Hekimle, bademcikleri kontrol ederken, boğaz ağrısı ve bademcikleri kaplayan grimsi zar görünümünden bir çocukta difteriden şüphelenebilirler. Bu durumda boğazdan kültür alınır. Bu kültürde C. diphtheriae’nin büyümesi tanıyı doğrular. Doktorlar ayrıca enfekte bir yaradan doku örneği alabilir ve cildi etkileyen difteri tipini (kutanöz difteri) kontrol etmek için laboratuvarda test ettirebilir. Bir doktor difteriden şüphelenirse, bakteri testlerinin sonuçları henüz çıkmadan önce bile tedaviye hemen başlanır.

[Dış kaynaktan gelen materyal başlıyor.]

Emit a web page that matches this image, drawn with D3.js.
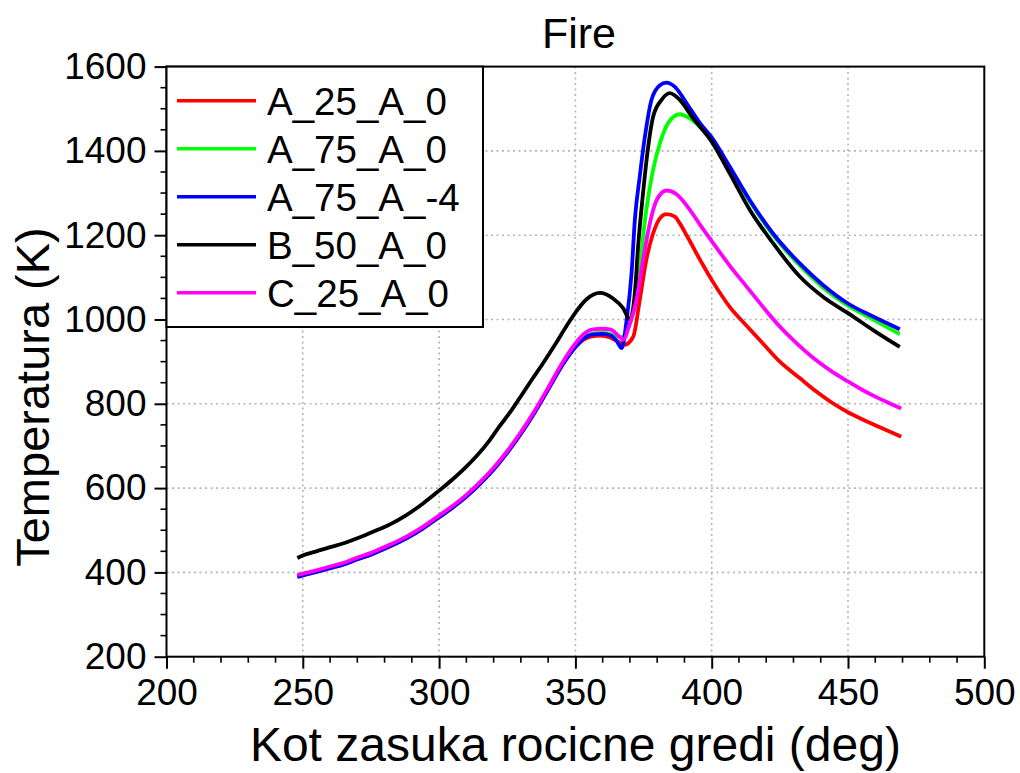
<!DOCTYPE html>
<html>
<head>
<meta charset="utf-8">
<script src="https://cdn.jsdelivr.net/npm/d3@7"></script>
<style>
  html, body { margin: 0; padding: 0; background: #fff; }
  svg { display: block; font-family: "Liberation Sans", Arial, Helvetica, sans-serif; }
</style>
</head>
<body>
<svg id="chart" width="1020" height="773"></svg>
<script>
// ---- data ----
const seriesNames = ["A_25_A_0", "A_75_A_0", "A_75_A_-4", "B_50_A_0", "C_25_A_0"];
const seriesColors = ["#ff0000", "#00ff00", "#0000ff", "#000000", "#ff00ff"];

const xRed = [248,250,255,260,265,270,276,282,288,294,300,305,310,315,320,325,330,335,340,345,350,353,356,359,363,366,368,371.2,373.6,376,378.5,381,383.4,386.5,388.3,390.8,394.4,400,406.6,412.8,418.8,425,432.3,438.4,444,450,455,460.4,465,469.5];
const tRed = [390,393,401,410,419,431,445,462,481,504,531,554,580,610,644,684,729,779,834,890,934,952,960,962,957,946,940,959,1046,1141,1204,1240,1250,1244,1228,1200,1157,1094,1030,985,943,900,861,829,803,780,764,748,735,722];

const xGreen = [248,250,255,260,265,270,276,282,288,294,300,305,310,315,320,325,330,335,340,345,350,353,356,360,363,365,367,369,371.2,373.6,376,378.5,381,384,388.3,392,395.7,400,406.6,414,422.5,432.3,440.8,450,459.2,469];
const tGreen = [391,394,402,411,420,432,446,463,482,505,532,555,581,611,645,685,730,780,835,891,937,957,966,968,965,960,958,975,1015,1125,1260,1355,1418,1466,1487,1477,1457,1426,1360,1280,1200,1128,1076,1033,1000,965];

const xBlue = [248,250,255,260,265,270,276,282,288,294,300,305,310,315,320,325,330,335,340,345,350,353,356,360,363,365,367,368.8,370.6,371.8,373.6,375.5,377.9,381,383.4,386.5,390.8,395.7,400,406.6,414,422.5,432.3,440.8,450,459.2,469];
const tBlue = [389,393,401,410,419,431,445,462,481,504,531,554,580,610,644,684,729,779,834,890,935,955,964,966,962,950,932,999,1110,1236,1339,1434,1521,1556,1562,1552,1513,1466,1432,1363,1283,1204,1133,1082,1038,1007,977];

const xBlack = [248,250,255,260,265,270,276,282,288,294,300,305,310,314,318.6,322,326.6,330,334,338,342.5,346.8,350.4,354.1,359,363.8,367.5,370,371.8,373,374.8,376.7,378.5,381.6,384.6,388.3,393.2,400,406.6,414,422.5,432.3,440.8,450,459.2,469];
const tBlack = [434,440,450,460,469,481,497,514,536,563,594,621,651,678,714,745,785,818,857,895,940,985,1020,1048,1063,1050,1027,1000,1062,1173,1299,1410,1481,1521,1537,1521,1477,1422,1347,1260,1181,1102,1054,1015,975,935];

const xMagenta = [248,250,255,260,265,270,276,282,288,294,300,305,310,315,320,325,330,335,340,345,350,353,356,360,363,366,367.5,370,372.4,374.8,377.3,379.8,383.4,387.1,392,396,400,406.6,412.8,418.8,425,431.1,438,444,450,455,460,465,469.5];
const tMagenta = [394,397,405,414,423,435,449,466,485,508,535,558,584,614,648,688,733,783,838,895,943,965,976,978,976,960,952,991,1046,1141,1228,1283,1306,1297,1260,1222,1186,1128,1078,1030,983,944,905,877,853,834,817,802,789];

const xTicks = [200, 250, 300, 350, 400, 450, 500];
const yTicks = [200, 400, 600, 800, 1000, 1200, 1400, 1600];

const seriesX = [xRed, xGreen, xBlue, xBlack, xMagenta];
const seriesT = [tRed, tGreen, tBlue, tBlack, tMagenta];

// ---- layout ----
const svg = d3.select("#chart");
const pL = 166.5, pR = 984.3, pT = 66.6, pB = 656.7;

const x = d3.scaleLinear().domain([200, 500]).range([pL, pR]);
const y = d3.scaleLinear().domain([200, 1600]).range([pB, pT]);

// grid
const grid = svg.append("g");
grid.selectAll("line.gx").data(xTicks.slice(1, -1)).join("line")
  .attr("x1", d => x(d)).attr("x2", d => x(d))
  .attr("y1", pT).attr("y2", pB)
  .attr("stroke", "#b4b4b4").attr("stroke-width", 1.6).attr("stroke-dasharray", "2,3.5");
grid.selectAll("line.gy").data(yTicks.slice(1, -1)).join("line")
  .attr("x1", pL).attr("x2", pR)
  .attr("y1", d => y(d)).attr("y2", d => y(d))
  .attr("stroke", "#b4b4b4").attr("stroke-width", 1.6).attr("stroke-dasharray", "2,3.5");

// lines
const line = d3.line().curve(d3.curveMonotoneX);
const lines = svg.append("g");
seriesNames.forEach((name, i) => {
  const pts = seriesX[i].map((v, j) => [x(v), y(seriesT[i][j])]);
  lines.append("path")
    .attr("d", line(pts))
    .attr("fill", "none")
    .attr("stroke", seriesColors[i])
    .attr("stroke-width", 3.8)
    .attr("stroke-linejoin", "round");
});

// frame
svg.append("rect").attr("x", pL).attr("y", pT)
  .attr("width", pR - pL).attr("height", pB - pT)
  .attr("fill", "none").attr("stroke", "#000").attr("stroke-width", 2);

// x axis
const xAxis = d3.axisBottom(x).tickValues(xTicks).tickSize(12).tickPadding(10).tickFormat(d3.format("d"));
const gx = svg.append("g").attr("transform", `translate(0,${pB})`).call(xAxis);
gx.select(".domain").remove();
gx.selectAll(".tick line").attr("stroke", "#000").attr("stroke-width", 2);
gx.selectAll(".tick text").attr("font-size", 37).attr("fill", "#000")
  .attr("font-family", "Liberation Sans, Arial, sans-serif");
const xMinor = d3.range(200, 501, 10).filter(v => v % 50 !== 0);
svg.append("g").selectAll("line").data(xMinor).join("line")
  .attr("x1", d => x(d)).attr("x2", d => x(d))
  .attr("y1", pB).attr("y2", pB + 6)
  .attr("stroke", "#000").attr("stroke-width", 1.6);

// y axis
const yAxis = d3.axisLeft(y).tickValues(yTicks).tickSize(12).tickPadding(8).tickFormat(d3.format("d"));
const gy = svg.append("g").attr("transform", `translate(${pL},0)`).call(yAxis);
gy.select(".domain").remove();
gy.selectAll(".tick line").attr("stroke", "#000").attr("stroke-width", 2);
gy.selectAll(".tick text").attr("font-size", 37).attr("fill", "#000")
  .attr("font-family", "Liberation Sans, Arial, sans-serif");
const yMinor = d3.range(200, 1601, 50).filter(v => v % 200 !== 0);
svg.append("g").selectAll("line").data(yMinor).join("line")
  .attr("x1", pL - 6).attr("x2", pL)
  .attr("y1", d => y(d)).attr("y2", d => y(d))
  .attr("stroke", "#000").attr("stroke-width", 1.6);

// titles
svg.append("text").attr("x", 579).attr("y", 48).attr("text-anchor", "middle")
  .attr("font-size", 43).text("Fire");
svg.append("text").attr("x", (pL + pR) / 2).attr("y", 761).attr("text-anchor", "middle")
  .attr("font-size", 48).text("Kot zasuka rocicne gredi (deg)");
svg.append("text").attr("transform", "translate(49,397) rotate(-90)")
  .attr("text-anchor", "middle").attr("font-size", 47).text("Temperatura (K)");

// legend
const legend = svg.append("g");
legend.append("rect").attr("x", pL).attr("y", pT).attr("width", 483 - pL).attr("height", 327 - pT)
  .attr("fill", "#fff").attr("stroke", "#000").attr("stroke-width", 2);
seriesNames.forEach((name, i) => {
  const ly = 100.7 + i * 48;
  legend.append("line").attr("x1", 177).attr("x2", 256).attr("y1", ly).attr("y2", ly)
    .attr("stroke", seriesColors[i]).attr("stroke-width", 3.4);
  legend.append("text").attr("x", 267).attr("y", ly + 13.8).attr("font-size", 38.5).text(name);
});
</script>
</body>
</html>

Difteri ciddi bir hastalıktır. Doktorlar bu hastalığı hemen tedavi eder. Doktorlar öncelikle hastanın hava yolunun tıkanmadığından veya aldığı havanın azalmadığından emin olur. Bazı durumlarda, hava yolu daha az iltihaplanana kadar hava yolunu açık tutmak için boğaza bir solunum tüpü yerleştirmeleri gerekebilir. Çeşitli antibiyotikler tedavide kullanılır. Penisilin veya eritromisin gibi antibiyotikler vücuttaki bakterileri öldürmeye yardımcı olarak enfeksiyonları temizler. Antibiyotikler, difteri olan birinin bulaşıcı olduğu süreyi azaltır. Bir doktor difteriden şüphelenirse, vücuttaki difteri toksinine karşı savaşan bir ilaç isteyecektir. Antitoksin adı verilen bu ilaç bir damar veya kas içine enjekte edilir. Antitoksin vermeden önce doktorlar cilt alerji testleri yapabilir. Bunlar, enfekte kişinin antitoksine alerjisi olmadığından emin olmak için yapılır. Birinin alerjisi varsa, doktor muhtemelen antitoksin almamasını önerecektir. Difteri olan çocuklar ve yetişkinlerin tedavi için sıklıkla hastanede olmaları gerekir. Difteri, hastalığa karşı aşılanmamış herkese kolayca yayılabileceği için yoğun bakım ünitesinde izole edilebilirler. Difteri bulaşmış bir kişiye maruz kaldıysanız, test ve olası tedavi için bir doktora görünün. Doktorunuz, hastalığa yakalanmanızı önlemeye yardımcı olmak için size bir antibiyotik reçetesi verebilir. Ayrıca difteri aşısının takviye dozuna da ihtiyacınız olabilir. Difteri taşıyıcısı olduğu tespit edilen kişiler, sistemlerini bakterilerden temizlemek için antibiyotiklerle tedavi edilir.